I recently found evidence that peanut allergies may be due to substances such as peanut oil added as adjuvants to vaccines. Could you comment on this?
Vaccine manufacturers have many ingredients that they do not list on the package, because they are considered a proprietary trade secret. These ingredients may include peanut oil, sesame oil, and other food oils. The refining of these oils can leave trace amounts of proteins in them which would be injected into the bloodstream. The same goes for the medium in which the viruses that are injected are grown (eggs, in the case of the H1N1 flu vaccine) - the risk is of introducing, via injection, animal or plant proteins into the bloodstream.
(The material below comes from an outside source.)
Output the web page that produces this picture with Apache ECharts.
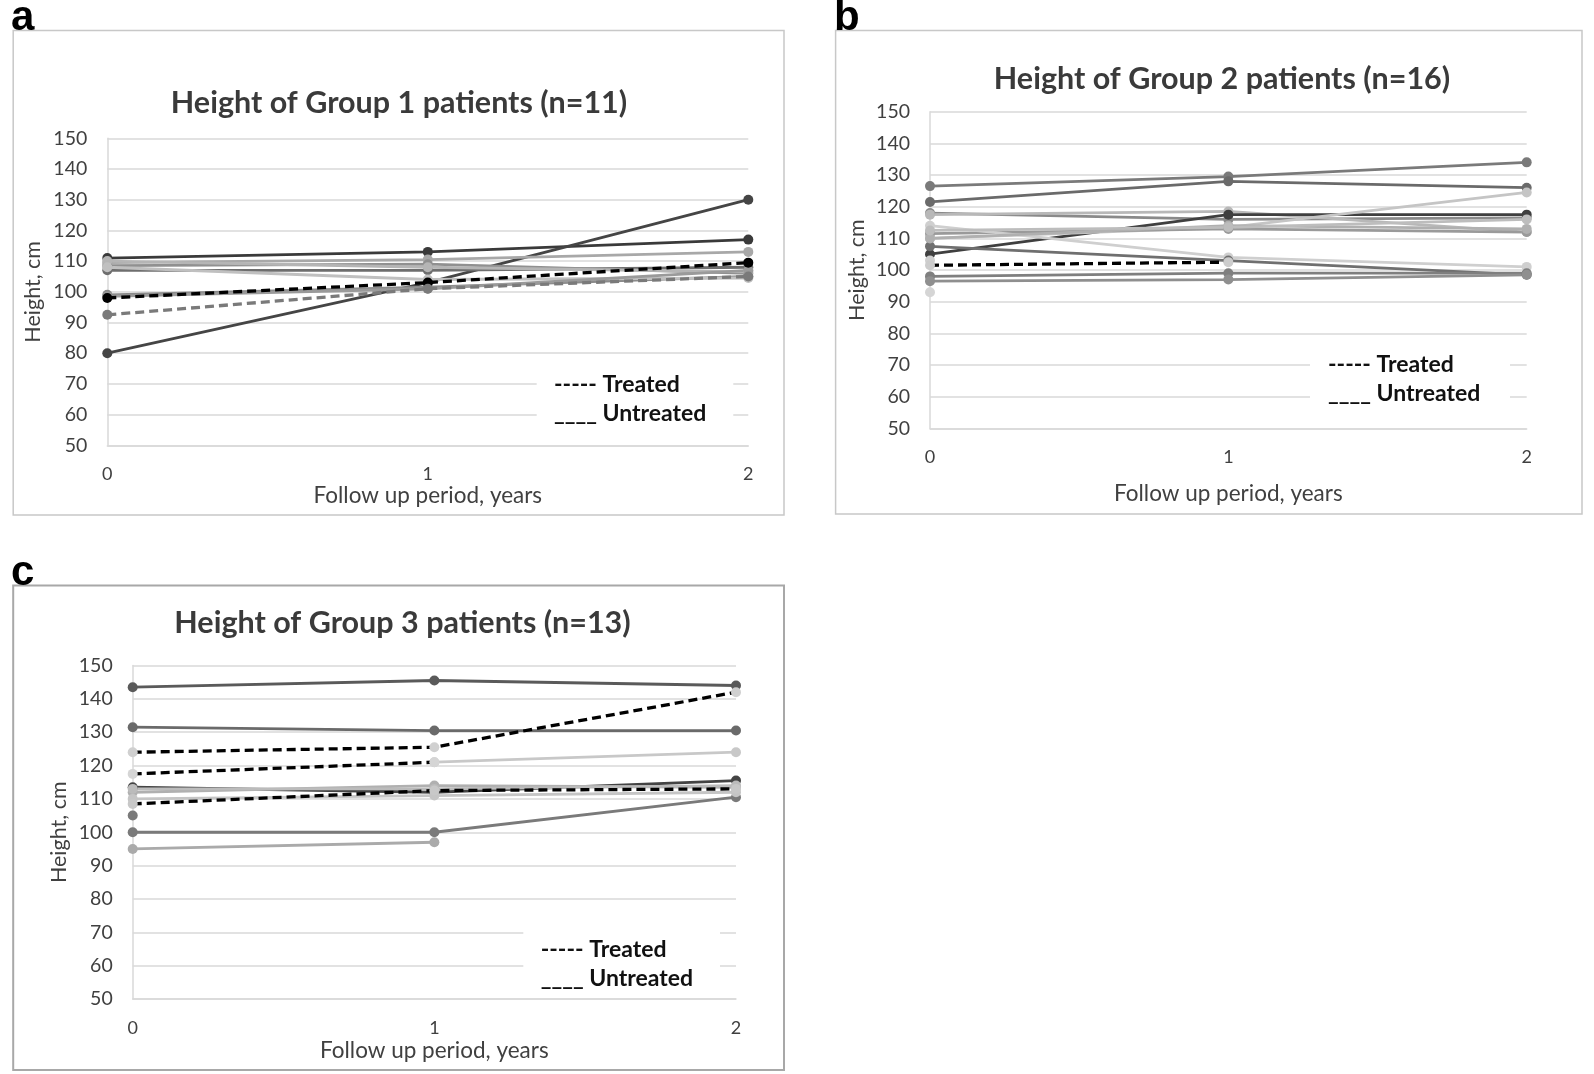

Normally, exposure to these proteins happens in the digestive system. The body is programmed for this and the proteins are digested. These proteins never make it to the bloodstream in their undigested form. When they are injected as a vaccine ingredient however, trouble can happen.
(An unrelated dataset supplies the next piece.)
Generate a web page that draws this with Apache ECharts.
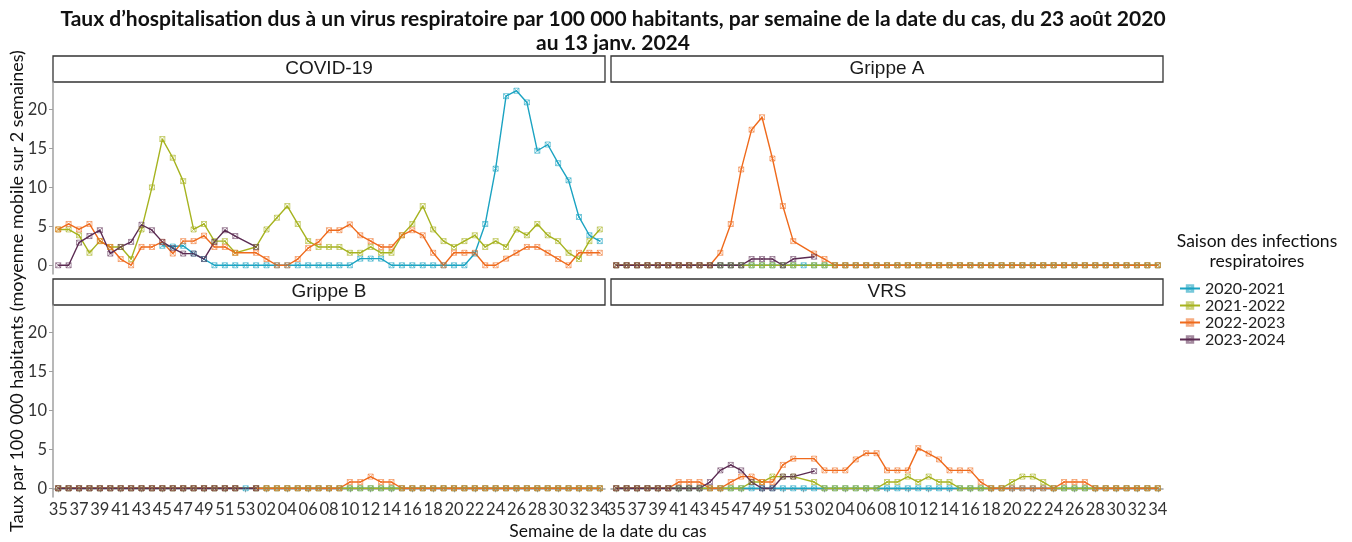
<!DOCTYPE html>
<html>
<head>
<meta charset="utf-8">
<script src="https://cdn.jsdelivr.net/npm/echarts@6/dist/echarts.min.js"></script>
<style>
  html, body { margin: 0; background: #fff; }
  #chart { width: 1352px; height: 542px; }
</style>
</head>
<body>
<div id="chart"></div>
<script>
const N = null;
const weeks = ['35','36','37','38','39','40','41','42','43','44','45','46','47','48','49','50','51','52','53',
  '01','02','03','04','05','06','07','08','09','10','11','12','13','14','15','16','17','18','19','20',
  '21','22','23','24','25','26','27','28','29','30','31','32','33','34'];
const facets = ['COVID-19', 'Grippe A', 'Grippe B', 'VRS'];
const seasons = ['2020-2021', '2021-2022', '2022-2023', '2023-2024'];
const yTicks = [0, 5, 10, 15, 20];

// COVID-19
const covid_2020_2021 = [N,N,N,N,N,N,N,N,N,N, 2.5,2.4,2.5,1.5,0.8, 0,0,0,0,0,0,0,0,0,0,0,0,0,0,
  0.85,0.85,0.85, 0,0,0,0,0,0,0,0, 1.5,5.3,12.4,21.7,22.4,20.9,14.7,15.5,13.1,10.9,6.2,3.85,3.1];
const covid_2021_2022 = [4.6,4.6,3.85,1.6,3.1,2.35,2.35,0.8,4.6,10.0,16.2,13.8,10.8,4.6,5.3,3.1,3.1,1.6,N,
  2.35,4.6,6.1,7.6,5.3,3.1,2.35,2.35,2.35,1.6,1.6,2.35,1.6,1.6,3.85,5.3,7.6,4.6,3.1,2.35,3.1,3.85,
  2.35,3.1,2.35,4.6,3.85,5.3,3.85,3.1,1.6,0.8,3.1,4.6];
const covid_2022_2023 = [4.6,5.3,4.6,5.3,3.1,2.35,0.8,0,2.35,2.35,3.0,1.5,3.1,3.1,3.8,2.35,2.35,1.6,N,
  1.6,0.8,0,0,0.8,2.2,3.0,4.5,4.5,5.25,3.85,3.1,2.35,2.35,3.85,4.5,3.85,1.6,0,1.6,1.6,1.6,
  0,0,0.85,1.6,2.35,2.35,1.6,0.8,0,1.6,1.6,1.6];
const covid_2023_2024 = [0,0,2.9,3.75,4.5,1.5,2.35,3.0,5.2,4.5,3.0,2.2,1.5,1.5,0.8,3.0,4.5,3.75,N,2.35,
  N,N,N,N,N,N,N,N,N,N,N,N,N,N,N,N,N,N,N,N,N,N,N,N,N,N,N,N,N,N,N,N,N];

// Grippe A
const grippeA_2020_2021 = [0,0,0,0,0,0,0,0,0,0,0,0,0,0,0,0,0,0,0,
  0,0,0,0,0,0,0,0,0,0,0,0,0,0,0,0,0,0,0,0,0,0,0,0,0,0,0,0,0,0,0,0,0,0];
const grippeA_2021_2022 = [0,0,0,0,0,0,0,0,0,0,0,0,0,0,0,0,0,0,N,
  0,0,0,0,0,0,0,0,0,0,0,0,0,0,0,0,0,0,0,0,0,0,0,0,0,0,0,0,0,0,0,0,0,0];
const grippeA_2022_2023 = [0,0,0,0,0,0,0,0,0,0,1.6,5.3,12.3,17.4,19.0,13.7,7.6,3.1,N,
  1.5,0.8,0,0,0,0,0,0,0,0,0,0,0,0,0,0,0,0,0,0,0,0,0,0,0,0,0,0,0,0,0,0,0,0];
const grippeA_2023_2024 = [0,0,0,0,0,0,0,0,0,0,0,0,0,0.8,0.8,0.8,0,0.8,N,1.1,
  N,N,N,N,N,N,N,N,N,N,N,N,N,N,N,N,N,N,N,N,N,N,N,N,N,N,N,N,N,N,N,N,N];

// Grippe B
const grippeB_2020_2021 = [0,0,0,0,0,0,0,0,0,0,0,0,0,0,0,0,0,0,0,
  0,0,0,0,0,0,0,0,0,0,0,0,0,0,0,0,0,0,0,0,0,0,0,0,0,0,0,0,0,0,0,0,0,0];
const grippeB_2021_2022 = [0,0,0,0,0,0,0,0,0,0,0,0,0,0,0,0,0,0,N,
  0,0,0,0,0,0,0,0,0,0,0,0,0,0,0,0,0,0,0,0,0,0,0,0,0,0,0,0,0,0,0,0,0,0];
const grippeB_2022_2023 = [0,0,0,0,0,0,0,0,0,0,0,0,0,0,0,0,0,0,N,
  0,0,0,0,0,0,0,0,0,0.8,0.8,1.5,0.8,0.8,0,0,0,0,0,0,0,0,0,0,0,0,0,0,0,0,0,0,0,0];
const grippeB_2023_2024 = [0,0,0,0,0,0,0,0,0,0,0,0,0,0,0,0,0,0,N,0,
  N,N,N,N,N,N,N,N,N,N,N,N,N,N,N,N,N,N,N,N,N,N,N,N,N,N,N,N,N,N,N,N,N];

// VRS
const vrs_2020_2021 = [0,0,0,0,0,0,0,0,0,0,0,0,0,0,0,0,0,0,0,
  0,0,0,0,0,0,0,0,0,0,0,0,0,0,0,0,0,0,0,0,0,0,0,0,0,0,0,0,0,0,0,0,0,0];
const vrs_2021_2022 = [0,0,0,0,0,0,0,0,0,0,0,0,0,0.8,0.8,1.5,1.5,1.5,N,
  0.8,0,0,0,0,0,0,0.8,0.8,1.5,0.8,1.5,0.8,0.8,0,0,0,0,0,0.8,1.5,1.5,0.8,0,0,0,0,0,0,0,0,0,0,0];
const vrs_2022_2023 = [0,0,0,0,0,0,0.8,0.8,0.8,0,0,0.8,1.5,1.5,0.8,0.8,3.0,3.8,N,
  3.8,2.3,2.3,2.3,3.7,4.5,4.5,2.3,2.3,2.3,5.15,4.45,3.7,2.3,2.3,2.3,0.8,
  0,0,0,0,0,0,0,0.8,0.8,0.8,0,0,0,0,0,0,0];
const vrs_2023_2024 = [0,0,0,0,0,0,0,0,0,0.8,2.3,3.0,2.3,0.8,0,0,1.5,1.5,N,2.2,
  N,N,N,N,N,N,N,N,N,N,N,N,N,N,N,N,N,N,N,N,N,N,N,N,N,N,N,N,N,N,N,N,N];

const facetData = [
  [covid_2020_2021, covid_2021_2022, covid_2022_2023, covid_2023_2024],
  [grippeA_2020_2021, grippeA_2021_2022, grippeA_2022_2023, grippeA_2023_2024],
  [grippeB_2020_2021, grippeB_2021_2022, grippeB_2022_2023, grippeB_2023_2024],
  [vrs_2020_2021, vrs_2021_2022, vrs_2022_2023, vrs_2023_2024]
];

const lineColors = ['#1ba3c2', '#a6b31f', '#ef6a1c', '#5b2b52'];
const markColors = ['rgba(27,163,194,0.6)', 'rgba(166,179,31,0.6)', 'rgba(239,106,28,0.55)', 'rgba(91,43,82,0.55)'];
const boxX = 'path://M0,0L10,0L10,10L0,10Z M0,0L10,10 M10,0L0,10';
const font = 'Lato, "Noto Sans", sans-serif';

const grids = [
  { left: 53, top: 82, width: 552, height: 192 },
  { left: 611, top: 82, width: 552, height: 192 },
  { left: 53, top: 305, width: 552, height: 192 },
  { left: 611, top: 305, width: 552, height: 192 }
];

const xAxes = grids.map((g, i) => ({
  type: 'category',
  gridIndex: i,
  data: weeks,
  boundaryGap: true,
  axisLine: { show: i >= 2, lineStyle: { color: '#a0a0a0', width: 1.5 } },
  axisTick: { show: i >= 2, interval: 1, alignWithLabel: true, length: 4, lineStyle: { color: '#a0a0a0' } },
  axisLabel: { show: i >= 2, interval: 1, fontSize: 16.5, color: '#333', margin: 4, fontFamily: font },
  splitLine: { show: false }
}));

const yAxes = grids.map((g, i) => ({
  type: 'value',
  gridIndex: i,
  min: -1.12,
  max: 23.52,
  axisLine: { show: i % 2 === 0, lineStyle: { color: '#a0a0a0', width: 1.5 } },
  axisTick: { show: i % 2 === 0, customValues: yTicks, length: 4, lineStyle: { color: '#a0a0a0' } },
  axisLabel: { show: i % 2 === 0, customValues: yTicks, fontSize: 16.5, color: '#333', margin: 6, fontFamily: font },
  splitLine: { show: false }
}));

const series = [];
facetData.forEach((rows, f) => {
  rows.forEach((vals, s) => {
    series.push({
      type: 'line',
      name: seasons[s],
      xAxisIndex: f,
      yAxisIndex: f,
      data: vals,
      connectNulls: true,
      symbol: boxX,
      symbolSize: 5,
      showAllSymbol: true,
      lineStyle: { color: lineColors[s], width: 1.4 },
      itemStyle: { color: 'rgba(255,255,255,0)', borderColor: markColors[s], borderWidth: 1 },
      emphasis: { disabled: true }
    });
  });
});

const strips = [];
grids.forEach((g, i) => {
  const top = i < 2 ? 56 : 279;
  strips.push({
    type: 'rect',
    shape: { x: g.left, y: top, width: g.width, height: 26 },
    style: { fill: '#fff', stroke: '#333', lineWidth: 1.3 }
  });
  strips.push({
    type: 'text',
    x: g.left + g.width / 2,
    y: top + 13,
    style: { text: facets[i], fill: '#1a1a1a', font: '19px "Liberation Sans", Arial, sans-serif',
      textAlign: 'center', textVerticalAlign: 'middle' }
  });
});

const chart = echarts.init(document.getElementById('chart'));
chart.setOption({
  animation: false,
  title: {
    text: 'Taux d’hospitalisation dus à un virus respiratoire par 100 000 habitants, par semaine de la date du cas, du 23 août 2020\nau 13 janv. 2024',
    left: 608,
    top: 2,
    textAlign: 'center',
    textStyle: { fontSize: 21, fontWeight: 'bold', color: '#111', lineHeight: 24, fontFamily: font }
  },
  legend: {
    orient: 'vertical',
    left: 1174,
    top: 275,
    itemWidth: 20,
    itemHeight: 8,
    itemGap: 0,
    data: seasons,
    textStyle: { fontSize: 16, lineHeight: 17, color: '#222', fontFamily: font }
  },
  grid: grids,
  xAxis: xAxes,
  yAxis: yAxes,
  series: series,
  graphic: strips.concat([
    {
      type: 'text', x: 17, y: 291, rotation: Math.PI / 2,
      style: { text: 'Taux par 100 000 habitants (moyenne mobile sur 2 semaines)', fill: '#111',
        font: '18px Lato, sans-serif', textAlign: 'center', textVerticalAlign: 'middle' }
    },
    {
      type: 'text', x: 608, y: 531,
      style: { text: 'Semaine de la date du cas', fill: '#111',
        font: '17.5px Lato, sans-serif', textAlign: 'center', textVerticalAlign: 'middle' }
    },
    {
      type: 'text', x: 1257, y: 251,
      style: { text: 'Saison des infections\nrespiratoires', fill: '#111', lineHeight: 20,
        font: '17.5px Lato, sans-serif', textAlign: 'center', textVerticalAlign: 'middle' }
    }
  ])
});
</script>
</body>
</html>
What happens next, is that the immune system can recognize and label these proteins as "foreign" and develop antibodies to them (remember that the adjuvants in the vaccine are there to trigger as big and as prolonged an immune response as possible, in an attempt to manufacture antibodies to the virus particles being injected). Once you have antibodies to a food protein, like peanut protein for instance, every new exposure to the protein - like when eating peanuts - can trigger an immune response, which would be labeled an allergic response. These allergic responses can range from mild to severe, with tragic consequences.